### Task directions:
Leaving out every picture, quote the data below exactly as it appears.

### Source material:

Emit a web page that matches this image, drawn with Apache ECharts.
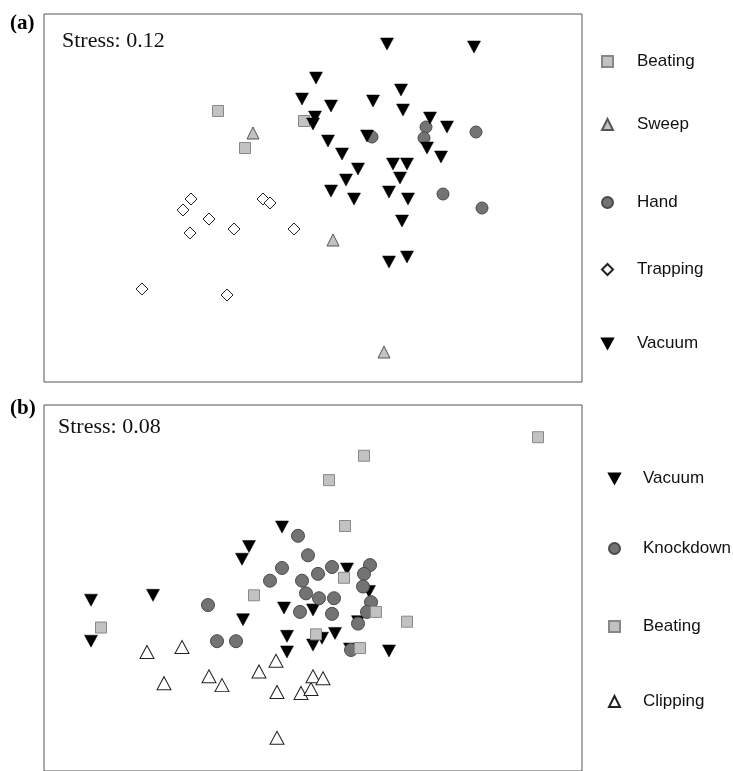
<!DOCTYPE html>
<html>
<head>
<meta charset="utf-8">
<script src="https://cdn.jsdelivr.net/npm/echarts@6/dist/echarts.min.js"></script>
<style>html,body{margin:0;padding:0;background:#fff;}#c{width:733px;height:771px;}</style>
</head>
<body>
<div id="c"></div>
<script>
// MDS ordination coordinates (arbitrary units)
// Panel (a)
const aBeating = [[-0.95,0.87],[-0.68,0.50],[-0.09,0.77]];
const aSweep = [[-0.60,0.65],[0.20,-0.42],[0.71,-1.54]];
const aHand = [[0.59,0.61],[1.13,0.71],[1.11,0.60],[1.63,0.66],[1.30,0.04],[1.69,-0.10]];
const aTrapping = [[-1.22,-0.01],[-1.30,-0.12],[-1.04,-0.21],[-1.23,-0.35],[-0.79,-0.31],[-0.50,-0.01],[-0.43,-0.05],[-0.19,-0.31],[-1.71,-0.91],[-0.86,-0.97]];
const aVacuum = [[0.74,1.54],[1.61,1.51],[0.03,1.20],[0.88,1.08],[-0.11,0.99],[0.18,0.92],[0.60,0.97],[0.90,0.88],[0.02,0.81],[0.00,0.74],[1.17,0.80],[1.34,0.71],[0.54,0.62],[0.15,0.57],[1.14,0.50],[1.28,0.41],[0.29,0.44],[0.45,0.29],[0.80,0.34],[0.94,0.34],[0.33,0.18],[0.87,0.20],[0.18,0.07],[0.41,-0.01],[0.76,0.06],[0.95,-0.01],[0.89,-0.23],[0.76,-0.64],[0.94,-0.59]];
// Panel (b)
const bVacuum = [[-0.31,0.58],[-0.64,0.38],[-0.71,0.25],[0.34,0.15],[0.56,-0.08],[-0.29,-0.25],[0.00,-0.27],[-0.70,-0.37],[0.22,-0.51],[-0.26,-0.54],[0.09,-0.56],[0.00,-0.63],[-0.26,-0.70],[0.76,-0.69],[-2.22,-0.17],[-1.60,-0.12],[-2.22,-0.59],[0.45,-0.39],[0.37,-0.67]];
const bKnockdown = [[-0.15,0.49],[-0.05,0.29],[-0.31,0.16],[-0.43,0.03],[-0.11,0.03],[0.05,0.10],[0.19,0.17],[0.57,0.19],[0.51,0.10],[0.50,-0.03],[-0.07,-0.10],[0.06,-0.15],[0.21,-0.15],[-1.05,-0.22],[0.58,-0.19],[0.54,-0.29],[-0.13,-0.29],[0.19,-0.31],[0.45,-0.41],[-0.96,-0.59],[-0.77,-0.59],[0.38,-0.68]];
const bBeating = [[2.25,1.50],[0.51,1.31],[0.16,1.06],[0.32,0.59],[0.31,0.06],[-0.59,-0.12],[0.63,-0.29],[0.94,-0.39],[0.03,-0.52],[0.47,-0.66],[-2.12,-0.45]];
const bClipping = [[-1.66,-0.70],[-1.31,-0.65],[-1.49,-1.02],[-1.04,-0.95],[-0.91,-1.04],[-0.54,-0.90],[-0.37,-0.79],[-0.36,-1.11],[-0.12,-1.12],[-0.02,-1.08],[0.00,-0.95],[0.10,-0.97],[-0.36,-1.58]];

const legendA = ['Beating','Sweep','Hand','Trapping','Vacuum'];
const legendB = ['Vacuum','Knockdown','Beating','Clipping'];
const panelLabels = ['(a)','(b)'];
const stressLabels = ['Stress: 0.12','Stress: 0.08'];

const DOWN = 'path://M0,0L10,0L5,9Z';
const styles = {
  Beating: {symbol:'rect', size:11, itemStyle:{color:'#c2c2c2', borderColor:'#888', borderWidth:1, opacity:1}},
  Sweep: {symbol:'triangle', size:[12,12], itemStyle:{color:'#c2c2c2', borderColor:'#555', borderWidth:1, opacity:1}},
  Hand: {symbol:'circle', size:12, itemStyle:{color:'#737373', borderColor:'#4a4a4a', borderWidth:1, opacity:1}},
  Knockdown: {symbol:'circle', size:13, itemStyle:{color:'#737373', borderColor:'#4a4a4a', borderWidth:1, opacity:1}},
  Trapping: {symbol:'diamond', size:12, itemStyle:{color:'#fff', borderColor:'#222', borderWidth:1, opacity:1}},
  Vacuum: {symbol:DOWN, size:[13,12], itemStyle:{color:'#000', borderColor:'#000', borderWidth:0.5, opacity:1}},
  Clipping: {symbol:'triangle', size:[14,13], itemStyle:{color:'#fff', borderColor:'#222', borderWidth:1, opacity:1}}
};

function ser(name, data, gi){
  const s = styles[name];
  return {type:'scatter', name:name, data:data, xAxisIndex:gi, yAxisIndex:gi,
    symbol:s.symbol, symbolSize:s.size, itemStyle:s.itemStyle, emphasis:{disabled:true}, z:2};
}

const axisHidden = {axisLine:{show:false}, axisTick:{show:false}, axisLabel:{show:false}, splitLine:{show:false}};

const legendTopsA = [53,116,194,261,335];
const legendTopsB = [470,540,618,693];
const legends = [];
legendA.forEach((n,i)=>legends.push({data:[n], left:601, top:legendTopsA[i], padding:0, itemWidth:11, itemHeight:11, selectedMode:false,
  textStyle:{fontFamily:'Liberation Sans', fontSize:17, color:'#111', padding:[0,0,0,19]}}));
legendB.forEach((n,i)=>legends.push({data:[n], left:608, top:legendTopsB[i], padding:0, itemWidth:11, itemHeight:11, selectedMode:false,
  textStyle:{fontFamily:'Liberation Sans', fontSize:17, color:'#111', padding:[0,0,0,18]}}));

const option = {
  animation:false,
  backgroundColor:'#fff',
  title:[
    {text:panelLabels[0], left:10, top:13, padding:0, textStyle:{fontFamily:'Liberation Serif', fontWeight:'bold', fontSize:21, color:'#000'}},
    {text:stressLabels[0], left:62, top:30, padding:0, textStyle:{fontFamily:'Liberation Serif', fontWeight:'normal', fontSize:22, color:'#111'}},
    {text:panelLabels[1], left:10, top:398, padding:0, textStyle:{fontFamily:'Liberation Serif', fontWeight:'bold', fontSize:21, color:'#000'}},
    {text:stressLabels[1], left:58, top:416, padding:0, textStyle:{fontFamily:'Liberation Serif', fontWeight:'normal', fontSize:22, color:'#111'}}
  ],
  legend:legends,
  grid:[
    {left:44, top:14, width:538, height:368, show:true, borderColor:'#555', borderWidth:1, backgroundColor:'transparent'},
    {left:44, top:405, width:538, height:375, show:true, borderColor:'#555', borderWidth:1, backgroundColor:'transparent'}
  ],
  xAxis:[
    Object.assign({type:'value', gridIndex:0, min:-2.69, max:2.69}, axisHidden),
    Object.assign({type:'value', gridIndex:1, min:-2.69, max:2.69}, axisHidden)
  ],
  yAxis:[
    Object.assign({type:'value', gridIndex:0, min:-1.84, max:1.84}, axisHidden),
    Object.assign({type:'value', gridIndex:1, min:-1.92, max:1.83}, axisHidden)
  ],
  series:[
    ser('Trapping', aTrapping, 0),
    ser('Beating', aBeating, 0),
    ser('Sweep', aSweep, 0),
    ser('Hand', aHand, 0),
    ser('Vacuum', aVacuum, 0),
    ser('Clipping', bClipping, 1),
    ser('Vacuum', bVacuum, 1),
    ser('Knockdown', bKnockdown, 1),
    ser('Beating', bBeating, 1)
  ]
};
const chart = echarts.init(document.getElementById('c'), null, {renderer:'canvas'});
chart.setOption(option);
</script>
</body>
</html>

### Written response:
Emit a web page that matches this image, drawn with Apache ECharts.
<!DOCTYPE html>
<html>
<head>
<meta charset="utf-8">
<script src="https://cdn.jsdelivr.net/npm/echarts@6/dist/echarts.min.js"></script>
<style>html,body{margin:0;padding:0;background:#fff;}#c{width:733px;height:771px;}</style>
</head>
<body>
<div id="c"></div>
<script>
// MDS ordination coordinates (arbitrary units)
// Panel (a)
const aBeating = [[-0.95,0.87],[-0.68,0.50],[-0.09,0.77]];
const aSweep = [[-0.60,0.65],[0.20,-0.42],[0.71,-1.54]];
const aHand = [[0.59,0.61],[1.13,0.71],[1.11,0.60],[1.63,0.66],[1.30,0.04],[1.69,-0.10]];
const aTrapping = [[-1.22,-0.01],[-1.30,-0.12],[-1.04,-0.21],[-1.23,-0.35],[-0.79,-0.31],[-0.50,-0.01],[-0.43,-0.05],[-0.19,-0.31],[-1.71,-0.91],[-0.86,-0.97]];
const aVacuum = [[0.74,1.54],[1.61,1.51],[0.03,1.20],[0.88,1.08],[-0.11,0.99],[0.18,0.92],[0.60,0.97],[0.90,0.88],[0.02,0.81],[0.00,0.74],[1.17,0.80],[1.34,0.71],[0.54,0.62],[0.15,0.57],[1.14,0.50],[1.28,0.41],[0.29,0.44],[0.45,0.29],[0.80,0.34],[0.94,0.34],[0.33,0.18],[0.87,0.20],[0.18,0.07],[0.41,-0.01],[0.76,0.06],[0.95,-0.01],[0.89,-0.23],[0.76,-0.64],[0.94,-0.59]];
// Panel (b)
const bVacuum = [[-0.31,0.58],[-0.64,0.38],[-0.71,0.25],[0.34,0.15],[0.56,-0.08],[-0.29,-0.25],[0.00,-0.27],[-0.70,-0.37],[0.22,-0.51],[-0.26,-0.54],[0.09,-0.56],[0.00,-0.63],[-0.26,-0.70],[0.76,-0.69],[-2.22,-0.17],[-1.60,-0.12],[-2.22,-0.59],[0.45,-0.39],[0.37,-0.67]];
const bKnockdown = [[-0.15,0.49],[-0.05,0.29],[-0.31,0.16],[-0.43,0.03],[-0.11,0.03],[0.05,0.10],[0.19,0.17],[0.57,0.19],[0.51,0.10],[0.50,-0.03],[-0.07,-0.10],[0.06,-0.15],[0.21,-0.15],[-1.05,-0.22],[0.58,-0.19],[0.54,-0.29],[-0.13,-0.29],[0.19,-0.31],[0.45,-0.41],[-0.96,-0.59],[-0.77,-0.59],[0.38,-0.68]];
const bBeating = [[2.25,1.50],[0.51,1.31],[0.16,1.06],[0.32,0.59],[0.31,0.06],[-0.59,-0.12],[0.63,-0.29],[0.94,-0.39],[0.03,-0.52],[0.47,-0.66],[-2.12,-0.45]];
const bClipping = [[-1.66,-0.70],[-1.31,-0.65],[-1.49,-1.02],[-1.04,-0.95],[-0.91,-1.04],[-0.54,-0.90],[-0.37,-0.79],[-0.36,-1.11],[-0.12,-1.12],[-0.02,-1.08],[0.00,-0.95],[0.10,-0.97],[-0.36,-1.58]];

const legendA = ['Beating','Sweep','Hand','Trapping','Vacuum'];
const legendB = ['Vacuum','Knockdown','Beating','Clipping'];
const panelLabels = ['(a)','(b)'];
const stressLabels = ['Stress: 0.12','Stress: 0.08'];

const DOWN = 'path://M0,0L10,0L5,9Z';
const styles = {
  Beating: {symbol:'rect', size:11, itemStyle:{color:'#c2c2c2', borderColor:'#888', borderWidth:1, opacity:1}},
  Sweep: {symbol:'triangle', size:[12,12], itemStyle:{color:'#c2c2c2', borderColor:'#555', borderWidth:1, opacity:1}},
  Hand: {symbol:'circle', size:12, itemStyle:{color:'#737373', borderColor:'#4a4a4a', borderWidth:1, opacity:1}},
  Knockdown: {symbol:'circle', size:13, itemStyle:{color:'#737373', borderColor:'#4a4a4a', borderWidth:1, opacity:1}},
  Trapping: {symbol:'diamond', size:12, itemStyle:{color:'#fff', borderColor:'#222', borderWidth:1, opacity:1}},
  Vacuum: {symbol:DOWN, size:[13,12], itemStyle:{color:'#000', borderColor:'#000', borderWidth:0.5, opacity:1}},
  Clipping: {symbol:'triangle', size:[14,13], itemStyle:{color:'#fff', borderColor:'#222', borderWidth:1, opacity:1}}
};

function ser(name, data, gi){
  const s = styles[name];
  return {type:'scatter', name:name, data:data, xAxisIndex:gi, yAxisIndex:gi,
    symbol:s.symbol, symbolSize:s.size, itemStyle:s.itemStyle, emphasis:{disabled:true}, z:2};
}

const axisHidden = {axisLine:{show:false}, axisTick:{show:false}, axisLabel:{show:false}, splitLine:{show:false}};

const legendTopsA = [53,116,194,261,335];
const legendTopsB = [470,540,618,693];
const legends = [];
legendA.forEach((n,i)=>legends.push({data:[n], left:601, top:legendTopsA[i], padding:0, itemWidth:11, itemHeight:11, selectedMode:false,
  textStyle:{fontFamily:'Liberation Sans', fontSize:17, color:'#111', padding:[0,0,0,19]}}));
legendB.forEach((n,i)=>legends.push({data:[n], left:608, top:legendTopsB[i], padding:0, itemWidth:11, itemHeight:11, selectedMode:false,
  textStyle:{fontFamily:'Liberation Sans', fontSize:17, color:'#111', padding:[0,0,0,18]}}));

const option = {
  animation:false,
  backgroundColor:'#fff',
  title:[
    {text:panelLabels[0], left:10, top:13, padding:0, textStyle:{fontFamily:'Liberation Serif', fontWeight:'bold', fontSize:21, color:'#000'}},
    {text:stressLabels[0], left:62, top:30, padding:0, textStyle:{fontFamily:'Liberation Serif', fontWeight:'normal', fontSize:22, color:'#111'}},
    {text:panelLabels[1], left:10, top:398, padding:0, textStyle:{fontFamily:'Liberation Serif', fontWeight:'bold', fontSize:21, color:'#000'}},
    {text:stressLabels[1], left:58, top:416, padding:0, textStyle:{fontFamily:'Liberation Serif', fontWeight:'normal', fontSize:22, color:'#111'}}
  ],
  legend:legends,
  grid:[
    {left:44, top:14, width:538, height:368, show:true, borderColor:'#555', borderWidth:1, backgroundColor:'transparent'},
    {left:44, top:405, width:538, height:375, show:true, borderColor:'#555', borderWidth:1, backgroundColor:'transparent'}
  ],
  xAxis:[
    Object.assign({type:'value', gridIndex:0, min:-2.69, max:2.69}, axisHidden),
    Object.assign({type:'value', gridIndex:1, min:-2.69, max:2.69}, axisHidden)
  ],
  yAxis:[
    Object.assign({type:'value', gridIndex:0, min:-1.84, max:1.84}, axisHidden),
    Object.assign({type:'value', gridIndex:1, min:-1.92, max:1.83}, axisHidden)
  ],
  series:[
    ser('Trapping', aTrapping, 0),
    ser('Beating', aBeating, 0),
    ser('Sweep', aSweep, 0),
    ser('Hand', aHand, 0),
    ser('Vacuum', aVacuum, 0),
    ser('Clipping', bClipping, 1),
    ser('Vacuum', bVacuum, 1),
    ser('Knockdown', bKnockdown, 1),
    ser('Beating', bBeating, 1)
  ]
};
const chart = echarts.init(document.getElementById('c'), null, {renderer:'canvas'});
chart.setOption(option);
</script>
</body>
</html>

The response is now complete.